↓↓↓

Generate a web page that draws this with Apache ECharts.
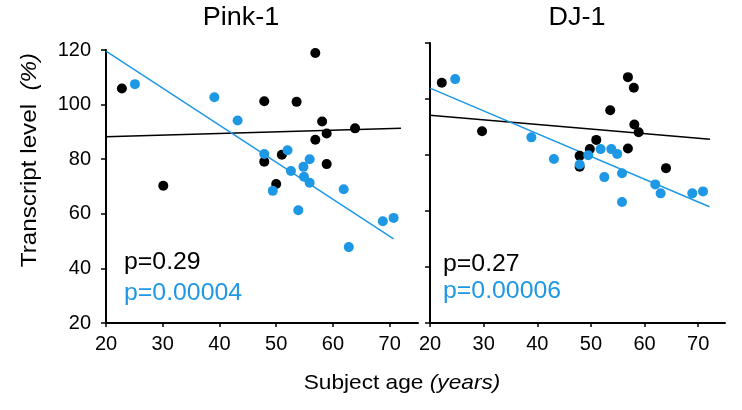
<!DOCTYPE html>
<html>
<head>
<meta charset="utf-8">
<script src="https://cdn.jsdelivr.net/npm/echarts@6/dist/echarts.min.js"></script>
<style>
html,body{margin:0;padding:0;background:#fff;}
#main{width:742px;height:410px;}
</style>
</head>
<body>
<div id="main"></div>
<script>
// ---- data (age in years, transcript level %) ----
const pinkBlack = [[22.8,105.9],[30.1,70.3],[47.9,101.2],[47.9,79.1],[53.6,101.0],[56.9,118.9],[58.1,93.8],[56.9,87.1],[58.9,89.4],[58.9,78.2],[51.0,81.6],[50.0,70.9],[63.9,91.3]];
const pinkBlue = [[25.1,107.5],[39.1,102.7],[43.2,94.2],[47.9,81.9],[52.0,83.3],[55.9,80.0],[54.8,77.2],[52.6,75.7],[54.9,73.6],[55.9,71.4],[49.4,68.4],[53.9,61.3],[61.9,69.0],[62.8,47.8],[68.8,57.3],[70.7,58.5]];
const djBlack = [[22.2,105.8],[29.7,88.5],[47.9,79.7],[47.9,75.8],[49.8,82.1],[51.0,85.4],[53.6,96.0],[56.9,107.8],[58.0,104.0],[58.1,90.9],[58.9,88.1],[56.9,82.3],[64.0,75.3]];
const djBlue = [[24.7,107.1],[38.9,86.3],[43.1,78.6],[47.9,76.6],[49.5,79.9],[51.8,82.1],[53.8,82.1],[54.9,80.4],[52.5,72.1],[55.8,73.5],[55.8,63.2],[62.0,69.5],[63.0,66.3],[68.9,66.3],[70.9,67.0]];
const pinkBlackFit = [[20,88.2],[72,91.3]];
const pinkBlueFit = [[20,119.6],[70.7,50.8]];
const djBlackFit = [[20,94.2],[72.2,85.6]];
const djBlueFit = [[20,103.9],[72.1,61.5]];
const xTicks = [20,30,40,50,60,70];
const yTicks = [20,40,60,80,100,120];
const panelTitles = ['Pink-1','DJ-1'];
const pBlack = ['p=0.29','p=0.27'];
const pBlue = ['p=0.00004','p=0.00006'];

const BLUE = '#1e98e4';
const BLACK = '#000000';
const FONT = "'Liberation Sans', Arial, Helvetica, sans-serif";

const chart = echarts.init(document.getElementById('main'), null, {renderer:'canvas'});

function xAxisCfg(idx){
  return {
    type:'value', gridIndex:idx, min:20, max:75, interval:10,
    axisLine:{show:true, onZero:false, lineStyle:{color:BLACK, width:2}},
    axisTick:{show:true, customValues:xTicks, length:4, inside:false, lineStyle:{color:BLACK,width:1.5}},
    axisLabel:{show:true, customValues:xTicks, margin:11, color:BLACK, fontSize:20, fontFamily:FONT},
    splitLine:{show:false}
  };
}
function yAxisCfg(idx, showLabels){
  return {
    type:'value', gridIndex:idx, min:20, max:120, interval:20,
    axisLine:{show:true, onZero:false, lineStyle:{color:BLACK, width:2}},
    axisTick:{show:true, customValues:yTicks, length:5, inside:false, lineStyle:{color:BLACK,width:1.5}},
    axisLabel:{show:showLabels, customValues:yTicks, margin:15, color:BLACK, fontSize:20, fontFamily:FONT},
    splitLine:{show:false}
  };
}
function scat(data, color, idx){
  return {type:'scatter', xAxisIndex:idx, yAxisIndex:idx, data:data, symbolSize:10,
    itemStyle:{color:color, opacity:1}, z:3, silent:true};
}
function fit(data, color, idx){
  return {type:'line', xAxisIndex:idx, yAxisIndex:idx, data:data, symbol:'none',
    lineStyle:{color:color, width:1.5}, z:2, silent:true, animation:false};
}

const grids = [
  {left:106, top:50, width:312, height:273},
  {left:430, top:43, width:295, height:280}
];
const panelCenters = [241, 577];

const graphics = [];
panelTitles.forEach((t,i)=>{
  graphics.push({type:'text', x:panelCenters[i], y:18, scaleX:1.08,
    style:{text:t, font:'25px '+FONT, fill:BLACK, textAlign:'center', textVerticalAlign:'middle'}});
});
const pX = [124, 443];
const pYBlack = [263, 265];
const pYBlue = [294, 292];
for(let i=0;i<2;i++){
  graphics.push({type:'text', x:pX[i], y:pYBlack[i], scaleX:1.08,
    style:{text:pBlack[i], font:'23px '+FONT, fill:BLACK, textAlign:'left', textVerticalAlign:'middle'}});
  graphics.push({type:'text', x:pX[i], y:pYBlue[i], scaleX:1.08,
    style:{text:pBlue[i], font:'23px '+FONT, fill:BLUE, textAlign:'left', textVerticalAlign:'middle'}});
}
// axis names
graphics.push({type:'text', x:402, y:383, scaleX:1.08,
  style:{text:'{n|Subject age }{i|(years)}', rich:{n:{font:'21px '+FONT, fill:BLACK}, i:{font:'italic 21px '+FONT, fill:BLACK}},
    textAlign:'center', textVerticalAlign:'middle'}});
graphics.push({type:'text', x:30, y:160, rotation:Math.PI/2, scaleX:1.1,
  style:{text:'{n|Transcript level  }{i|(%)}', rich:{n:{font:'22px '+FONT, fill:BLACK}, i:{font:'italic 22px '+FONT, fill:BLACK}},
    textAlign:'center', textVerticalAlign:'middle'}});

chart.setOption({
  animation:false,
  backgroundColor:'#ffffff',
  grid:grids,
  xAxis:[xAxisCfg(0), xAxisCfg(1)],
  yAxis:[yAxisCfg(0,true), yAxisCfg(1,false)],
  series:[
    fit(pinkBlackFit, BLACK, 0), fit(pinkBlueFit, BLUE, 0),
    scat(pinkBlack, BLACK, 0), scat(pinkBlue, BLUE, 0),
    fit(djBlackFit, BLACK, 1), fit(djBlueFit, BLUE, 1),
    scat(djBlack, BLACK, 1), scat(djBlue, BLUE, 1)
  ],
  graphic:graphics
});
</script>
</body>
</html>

↑↑↑

What the task asks:
In this exercise, set down all of the data exactly, without the pictures.

Result of this task:
Generate a web page that draws this with Apache ECharts.
<!DOCTYPE html>
<html>
<head>
<meta charset="utf-8">
<script src="https://cdn.jsdelivr.net/npm/echarts@6/dist/echarts.min.js"></script>
<style>
html,body{margin:0;padding:0;background:#fff;}
#main{width:742px;height:410px;}
</style>
</head>
<body>
<div id="main"></div>
<script>
// ---- data (age in years, transcript level %) ----
const pinkBlack = [[22.8,105.9],[30.1,70.3],[47.9,101.2],[47.9,79.1],[53.6,101.0],[56.9,118.9],[58.1,93.8],[56.9,87.1],[58.9,89.4],[58.9,78.2],[51.0,81.6],[50.0,70.9],[63.9,91.3]];
const pinkBlue = [[25.1,107.5],[39.1,102.7],[43.2,94.2],[47.9,81.9],[52.0,83.3],[55.9,80.0],[54.8,77.2],[52.6,75.7],[54.9,73.6],[55.9,71.4],[49.4,68.4],[53.9,61.3],[61.9,69.0],[62.8,47.8],[68.8,57.3],[70.7,58.5]];
const djBlack = [[22.2,105.8],[29.7,88.5],[47.9,79.7],[47.9,75.8],[49.8,82.1],[51.0,85.4],[53.6,96.0],[56.9,107.8],[58.0,104.0],[58.1,90.9],[58.9,88.1],[56.9,82.3],[64.0,75.3]];
const djBlue = [[24.7,107.1],[38.9,86.3],[43.1,78.6],[47.9,76.6],[49.5,79.9],[51.8,82.1],[53.8,82.1],[54.9,80.4],[52.5,72.1],[55.8,73.5],[55.8,63.2],[62.0,69.5],[63.0,66.3],[68.9,66.3],[70.9,67.0]];
const pinkBlackFit = [[20,88.2],[72,91.3]];
const pinkBlueFit = [[20,119.6],[70.7,50.8]];
const djBlackFit = [[20,94.2],[72.2,85.6]];
const djBlueFit = [[20,103.9],[72.1,61.5]];
const xTicks = [20,30,40,50,60,70];
const yTicks = [20,40,60,80,100,120];
const panelTitles = ['Pink-1','DJ-1'];
const pBlack = ['p=0.29','p=0.27'];
const pBlue = ['p=0.00004','p=0.00006'];

const BLUE = '#1e98e4';
const BLACK = '#000000';
const FONT = "'Liberation Sans', Arial, Helvetica, sans-serif";

const chart = echarts.init(document.getElementById('main'), null, {renderer:'canvas'});

function xAxisCfg(idx){
  return {
    type:'value', gridIndex:idx, min:20, max:75, interval:10,
    axisLine:{show:true, onZero:false, lineStyle:{color:BLACK, width:2}},
    axisTick:{show:true, customValues:xTicks, length:4, inside:false, lineStyle:{color:BLACK,width:1.5}},
    axisLabel:{show:true, customValues:xTicks, margin:11, color:BLACK, fontSize:20, fontFamily:FONT},
    splitLine:{show:false}
  };
}
function yAxisCfg(idx, showLabels){
  return {
    type:'value', gridIndex:idx, min:20, max:120, interval:20,
    axisLine:{show:true, onZero:false, lineStyle:{color:BLACK, width:2}},
    axisTick:{show:true, customValues:yTicks, length:5, inside:false, lineStyle:{color:BLACK,width:1.5}},
    axisLabel:{show:showLabels, customValues:yTicks, margin:15, color:BLACK, fontSize:20, fontFamily:FONT},
    splitLine:{show:false}
  };
}
function scat(data, color, idx){
  return {type:'scatter', xAxisIndex:idx, yAxisIndex:idx, data:data, symbolSize:10,
    itemStyle:{color:color, opacity:1}, z:3, silent:true};
}
function fit(data, color, idx){
  return {type:'line', xAxisIndex:idx, yAxisIndex:idx, data:data, symbol:'none',
    lineStyle:{color:color, width:1.5}, z:2, silent:true, animation:false};
}

const grids = [
  {left:106, top:50, width:312, height:273},
  {left:430, top:43, width:295, height:280}
];
const panelCenters = [241, 577];

const graphics = [];
panelTitles.forEach((t,i)=>{
  graphics.push({type:'text', x:panelCenters[i], y:18, scaleX:1.08,
    style:{text:t, font:'25px '+FONT, fill:BLACK, textAlign:'center', textVerticalAlign:'middle'}});
});
const pX = [124, 443];
const pYBlack = [263, 265];
const pYBlue = [294, 292];
for(let i=0;i<2;i++){
  graphics.push({type:'text', x:pX[i], y:pYBlack[i], scaleX:1.08,
    style:{text:pBlack[i], font:'23px '+FONT, fill:BLACK, textAlign:'left', textVerticalAlign:'middle'}});
  graphics.push({type:'text', x:pX[i], y:pYBlue[i], scaleX:1.08,
    style:{text:pBlue[i], font:'23px '+FONT, fill:BLUE, textAlign:'left', textVerticalAlign:'middle'}});
}
// axis names
graphics.push({type:'text', x:402, y:383, scaleX:1.08,
  style:{text:'{n|Subject age }{i|(years)}', rich:{n:{font:'21px '+FONT, fill:BLACK}, i:{font:'italic 21px '+FONT, fill:BLACK}},
    textAlign:'center', textVerticalAlign:'middle'}});
graphics.push({type:'text', x:30, y:160, rotation:Math.PI/2, scaleX:1.1,
  style:{text:'{n|Transcript level  }{i|(%)}', rich:{n:{font:'22px '+FONT, fill:BLACK}, i:{font:'italic 22px '+FONT, fill:BLACK}},
    textAlign:'center', textVerticalAlign:'middle'}});

chart.setOption({
  animation:false,
  backgroundColor:'#ffffff',
  grid:grids,
  xAxis:[xAxisCfg(0), xAxisCfg(1)],
  yAxis:[yAxisCfg(0,true), yAxisCfg(1,false)],
  series:[
    fit(pinkBlackFit, BLACK, 0), fit(pinkBlueFit, BLUE, 0),
    scat(pinkBlack, BLACK, 0), scat(pinkBlue, BLUE, 0),
    fit(djBlackFit, BLACK, 1), fit(djBlueFit, BLUE, 1),
    scat(djBlack, BLACK, 1), scat(djBlue, BLUE, 1)
  ],
  graphic:graphics
});
</script>
</body>
</html>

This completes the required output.